In geology, a piercing point is a feature (usually a geologic feature, preferably a linear feature) that is cut by a fault, then moved apart. Reconfiguring the piercing point back in its original position is the primary way geologists can find out the minimum slip, or displacement, along a fault. This can be done on a large scale (over many kilometers), a small scale (inside a single outcrop or fault trench), or even a single hand sample/rock (see image).

Items that are usually used in a piercing point study include large geologic formations or other rock units that can be matched either stratigraphically, geochemically, or by age dating. Features that are linear or planar, like a stratigraphic unit, are much better for use in a piercing point study than rounds or irregular-shaped objects, such as a pluton, because the reconstruction is always more precise with a more predictable shape (because of the Principle of lateral continuity). Of course, it is important to keep in mind that piercing points only give a minimum amount of offset that fault could have taken. In certain situations, rock units can be created as fault movement occurs, making the piercing point measurement even less than a minimum value.

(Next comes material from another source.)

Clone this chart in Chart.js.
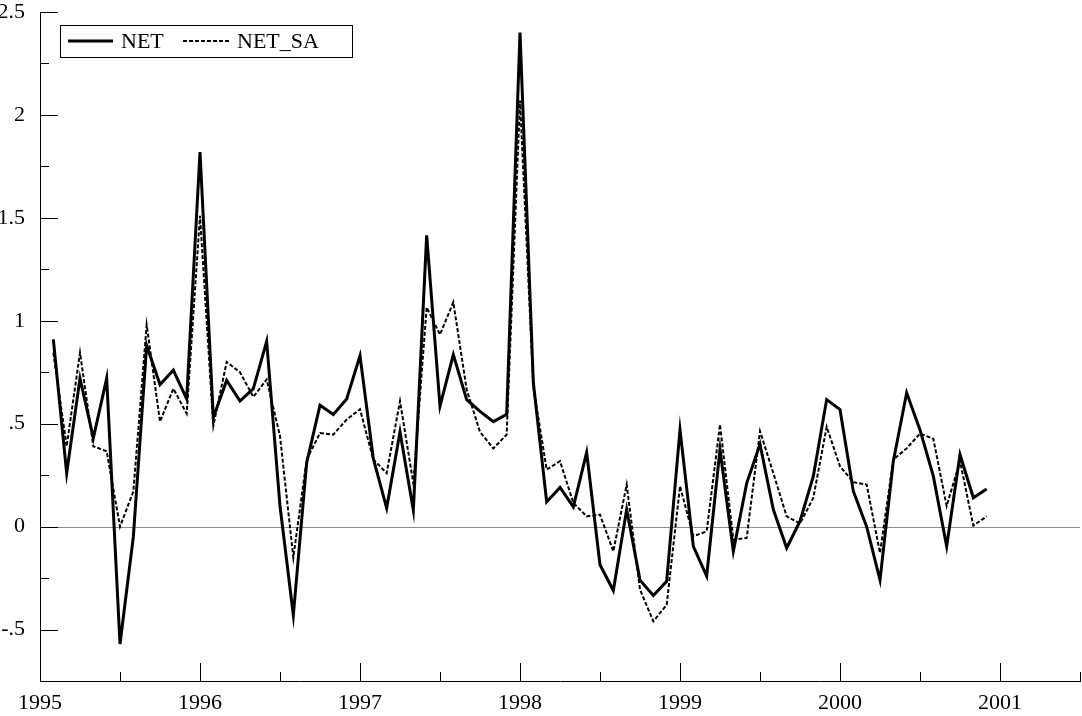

Mason Hill and Thomas Dibblee were the first to use piercing points along the San Andreas Fault, notably the Pelona schist in the San Gabriel Mountains and Orocopia schist in the Orocopia Mountains, in 1953; they showed at least 250 km of slip using that piercing point. Another famous example of San Andreas fault piercing points include the unique rocks at Point Lobos State Reserve and Point Reyes National Seashore. Though 180 km apart, the rocks match exactly: they were cut and separated by the fault. A complete, detailed analysis shows that the movement, while uncertain because of the various piercing points used, is over 300 km since the Miocene. Piercing points are used on faults other than the San Andreas, like the Hilina fault system in Hawaii and the Lake Clark fault system in Alaska.

In rare situations, even human structures built across a fault can be used, like an Ottoman Empire-era canal berm that was offset along the North Anatolian Fault zone in a 1754 earthquake and the 1999 Izmit earthquake in Turkey. The berm showed 3–4 m of movement in the 1999 earthquake.